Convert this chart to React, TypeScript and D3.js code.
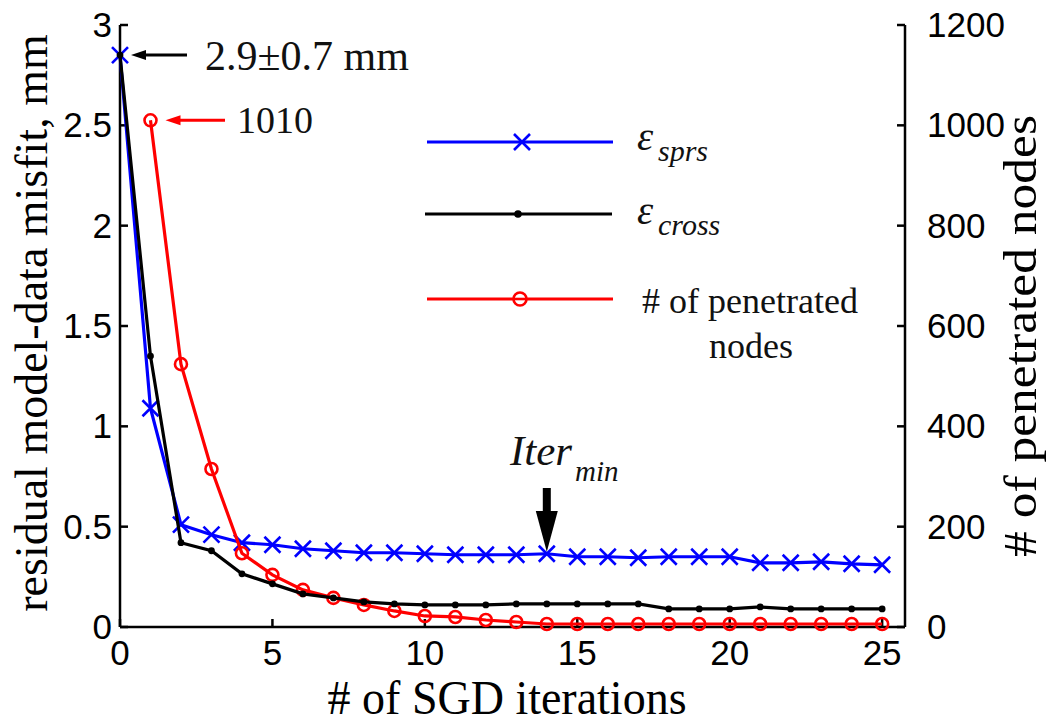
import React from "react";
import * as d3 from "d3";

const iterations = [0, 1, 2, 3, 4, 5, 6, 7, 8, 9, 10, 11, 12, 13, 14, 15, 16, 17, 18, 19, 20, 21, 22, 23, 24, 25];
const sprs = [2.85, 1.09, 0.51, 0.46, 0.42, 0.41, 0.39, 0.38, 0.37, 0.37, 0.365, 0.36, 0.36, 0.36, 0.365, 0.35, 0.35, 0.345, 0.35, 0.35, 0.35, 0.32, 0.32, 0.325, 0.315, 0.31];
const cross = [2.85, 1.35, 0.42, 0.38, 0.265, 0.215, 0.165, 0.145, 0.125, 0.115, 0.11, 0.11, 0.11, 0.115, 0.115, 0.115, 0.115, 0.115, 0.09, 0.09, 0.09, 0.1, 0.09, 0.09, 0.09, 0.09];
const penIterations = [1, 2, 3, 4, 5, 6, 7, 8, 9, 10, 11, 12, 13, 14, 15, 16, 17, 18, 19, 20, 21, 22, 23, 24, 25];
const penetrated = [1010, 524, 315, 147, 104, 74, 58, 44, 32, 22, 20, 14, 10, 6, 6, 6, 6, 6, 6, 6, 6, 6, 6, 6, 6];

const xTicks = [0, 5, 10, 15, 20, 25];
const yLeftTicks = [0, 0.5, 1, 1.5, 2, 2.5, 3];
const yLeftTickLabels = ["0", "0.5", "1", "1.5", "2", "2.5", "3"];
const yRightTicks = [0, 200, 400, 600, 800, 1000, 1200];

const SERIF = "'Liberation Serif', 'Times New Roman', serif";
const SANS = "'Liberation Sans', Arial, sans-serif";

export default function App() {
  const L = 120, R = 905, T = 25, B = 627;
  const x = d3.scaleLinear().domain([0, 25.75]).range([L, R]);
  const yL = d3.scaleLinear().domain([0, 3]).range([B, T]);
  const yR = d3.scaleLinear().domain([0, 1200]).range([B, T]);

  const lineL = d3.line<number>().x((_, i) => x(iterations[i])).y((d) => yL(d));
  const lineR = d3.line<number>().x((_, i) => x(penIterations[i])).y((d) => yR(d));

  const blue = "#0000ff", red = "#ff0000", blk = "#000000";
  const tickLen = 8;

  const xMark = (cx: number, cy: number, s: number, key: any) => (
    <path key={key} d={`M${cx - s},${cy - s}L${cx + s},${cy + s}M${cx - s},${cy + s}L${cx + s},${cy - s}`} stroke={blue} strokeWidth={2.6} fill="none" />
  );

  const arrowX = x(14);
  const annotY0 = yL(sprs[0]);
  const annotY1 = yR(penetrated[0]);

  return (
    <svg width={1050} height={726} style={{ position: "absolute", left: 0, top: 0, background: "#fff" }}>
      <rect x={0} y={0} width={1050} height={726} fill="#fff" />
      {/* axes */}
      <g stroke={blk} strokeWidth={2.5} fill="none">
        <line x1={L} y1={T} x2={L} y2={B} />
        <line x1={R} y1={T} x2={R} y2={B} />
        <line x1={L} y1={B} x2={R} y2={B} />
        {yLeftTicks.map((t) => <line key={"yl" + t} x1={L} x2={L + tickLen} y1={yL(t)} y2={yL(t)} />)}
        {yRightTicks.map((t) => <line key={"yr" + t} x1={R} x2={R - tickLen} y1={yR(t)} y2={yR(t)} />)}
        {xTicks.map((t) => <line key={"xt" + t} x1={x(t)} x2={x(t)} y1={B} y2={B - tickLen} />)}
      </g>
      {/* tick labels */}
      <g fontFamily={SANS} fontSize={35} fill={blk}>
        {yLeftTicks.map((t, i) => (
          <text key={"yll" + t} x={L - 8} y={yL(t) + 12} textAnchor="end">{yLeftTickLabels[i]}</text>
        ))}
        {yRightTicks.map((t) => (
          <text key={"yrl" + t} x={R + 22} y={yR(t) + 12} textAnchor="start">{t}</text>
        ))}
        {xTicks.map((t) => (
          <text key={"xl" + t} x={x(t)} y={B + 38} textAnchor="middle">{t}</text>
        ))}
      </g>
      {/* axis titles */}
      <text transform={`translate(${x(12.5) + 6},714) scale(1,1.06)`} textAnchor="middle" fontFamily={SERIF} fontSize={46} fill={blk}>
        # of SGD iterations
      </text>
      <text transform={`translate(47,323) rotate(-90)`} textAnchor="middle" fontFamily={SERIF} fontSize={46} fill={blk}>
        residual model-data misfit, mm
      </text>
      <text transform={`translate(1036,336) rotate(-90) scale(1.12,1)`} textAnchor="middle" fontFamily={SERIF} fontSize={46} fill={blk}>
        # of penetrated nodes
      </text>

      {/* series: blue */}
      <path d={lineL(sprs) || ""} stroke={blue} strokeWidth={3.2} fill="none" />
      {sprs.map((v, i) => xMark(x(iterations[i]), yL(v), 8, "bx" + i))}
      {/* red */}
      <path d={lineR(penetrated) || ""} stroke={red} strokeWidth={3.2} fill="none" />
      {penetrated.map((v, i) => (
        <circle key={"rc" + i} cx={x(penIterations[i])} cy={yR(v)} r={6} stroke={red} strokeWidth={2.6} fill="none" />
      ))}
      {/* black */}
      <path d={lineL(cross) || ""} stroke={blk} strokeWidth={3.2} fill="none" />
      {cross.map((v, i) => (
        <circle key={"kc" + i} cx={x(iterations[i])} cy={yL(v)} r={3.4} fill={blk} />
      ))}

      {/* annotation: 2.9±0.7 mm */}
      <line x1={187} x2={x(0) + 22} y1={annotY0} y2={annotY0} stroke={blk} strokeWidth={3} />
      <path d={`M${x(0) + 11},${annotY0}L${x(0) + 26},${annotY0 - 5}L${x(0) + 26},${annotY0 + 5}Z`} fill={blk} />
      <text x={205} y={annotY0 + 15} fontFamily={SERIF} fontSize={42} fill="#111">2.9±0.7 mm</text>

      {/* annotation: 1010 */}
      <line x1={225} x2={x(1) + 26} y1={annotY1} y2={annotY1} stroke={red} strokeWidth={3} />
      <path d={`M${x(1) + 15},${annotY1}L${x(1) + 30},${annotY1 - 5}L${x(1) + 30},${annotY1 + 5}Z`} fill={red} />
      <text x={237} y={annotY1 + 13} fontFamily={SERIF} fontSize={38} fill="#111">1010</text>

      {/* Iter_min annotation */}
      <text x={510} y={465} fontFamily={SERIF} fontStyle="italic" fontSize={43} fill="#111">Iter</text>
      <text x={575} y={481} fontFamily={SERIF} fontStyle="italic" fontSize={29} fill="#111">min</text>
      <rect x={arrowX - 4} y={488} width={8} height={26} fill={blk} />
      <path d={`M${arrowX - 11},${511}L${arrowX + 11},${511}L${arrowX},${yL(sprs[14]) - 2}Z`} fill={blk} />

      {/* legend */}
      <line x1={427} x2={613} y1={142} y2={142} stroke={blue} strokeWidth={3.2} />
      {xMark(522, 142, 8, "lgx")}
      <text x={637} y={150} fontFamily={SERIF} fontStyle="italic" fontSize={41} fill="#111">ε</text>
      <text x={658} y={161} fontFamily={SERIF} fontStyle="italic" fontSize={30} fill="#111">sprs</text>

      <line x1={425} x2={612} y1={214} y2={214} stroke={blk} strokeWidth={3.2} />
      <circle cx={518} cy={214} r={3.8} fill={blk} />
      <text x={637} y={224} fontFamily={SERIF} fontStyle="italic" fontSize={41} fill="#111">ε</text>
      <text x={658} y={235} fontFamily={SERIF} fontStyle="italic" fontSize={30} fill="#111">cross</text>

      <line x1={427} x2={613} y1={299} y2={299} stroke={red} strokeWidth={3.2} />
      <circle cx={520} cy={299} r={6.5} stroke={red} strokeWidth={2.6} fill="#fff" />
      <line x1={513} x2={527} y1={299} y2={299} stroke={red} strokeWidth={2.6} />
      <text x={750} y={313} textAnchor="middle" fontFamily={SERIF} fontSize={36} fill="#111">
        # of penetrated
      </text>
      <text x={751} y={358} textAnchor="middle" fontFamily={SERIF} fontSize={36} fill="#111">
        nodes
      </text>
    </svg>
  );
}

+---+

* [SHORT TASK]:
Repeat, word for word and with no pictures, only the lines running from the beginning of the data to the line that contains "const annotY1 = yR(penetrated[0]);".

* [RESPONSE TO THIS TASK]:
Convert this chart to React, TypeScript and D3.js code.
import React from "react";
import * as d3 from "d3";

const iterations = [0, 1, 2, 3, 4, 5, 6, 7, 8, 9, 10, 11, 12, 13, 14, 15, 16, 17, 18, 19, 20, 21, 22, 23, 24, 25];
const sprs = [2.85, 1.09, 0.51, 0.46, 0.42, 0.41, 0.39, 0.38, 0.37, 0.37, 0.365, 0.36, 0.36, 0.36, 0.365, 0.35, 0.35, 0.345, 0.35, 0.35, 0.35, 0.32, 0.32, 0.325, 0.315, 0.31];
const cross = [2.85, 1.35, 0.42, 0.38, 0.265, 0.215, 0.165, 0.145, 0.125, 0.115, 0.11, 0.11, 0.11, 0.115, 0.115, 0.115, 0.115, 0.115, 0.09, 0.09, 0.09, 0.1, 0.09, 0.09, 0.09, 0.09];
const penIterations = [1, 2, 3, 4, 5, 6, 7, 8, 9, 10, 11, 12, 13, 14, 15, 16, 17, 18, 19, 20, 21, 22, 23, 24, 25];
const penetrated = [1010, 524, 315, 147, 104, 74, 58, 44, 32, 22, 20, 14, 10, 6, 6, 6, 6, 6, 6, 6, 6, 6, 6, 6, 6];

const xTicks = [0, 5, 10, 15, 20, 25];
const yLeftTicks = [0, 0.5, 1, 1.5, 2, 2.5, 3];
const yLeftTickLabels = ["0", "0.5", "1", "1.5", "2", "2.5", "3"];
const yRightTicks = [0, 200, 400, 600, 800, 1000, 1200];

const SERIF = "'Liberation Serif', 'Times New Roman', serif";
const SANS = "'Liberation Sans', Arial, sans-serif";

export default function App() {
  const L = 120, R = 905, T = 25, B = 627;
  const x = d3.scaleLinear().domain([0, 25.75]).range([L, R]);
  const yL = d3.scaleLinear().domain([0, 3]).range([B, T]);
  const yR = d3.scaleLinear().domain([0, 1200]).range([B, T]);

  const lineL = d3.line<number>().x((_, i) => x(iterations[i])).y((d) => yL(d));
  const lineR = d3.line<number>().x((_, i) => x(penIterations[i])).y((d) => yR(d));

  const blue = "#0000ff", red = "#ff0000", blk = "#000000";
  const tickLen = 8;

  const xMark = (cx: number, cy: number, s: number, key: any) => (
    <path key={key} d={`M${cx - s},${cy - s}L${cx + s},${cy + s}M${cx - s},${cy + s}L${cx + s},${cy - s}`} stroke={blue} strokeWidth={2.6} fill="none" />
  );

  const arrowX = x(14);
  const annotY0 = yL(sprs[0]);
  const annotY1 = yR(penetrated[0]);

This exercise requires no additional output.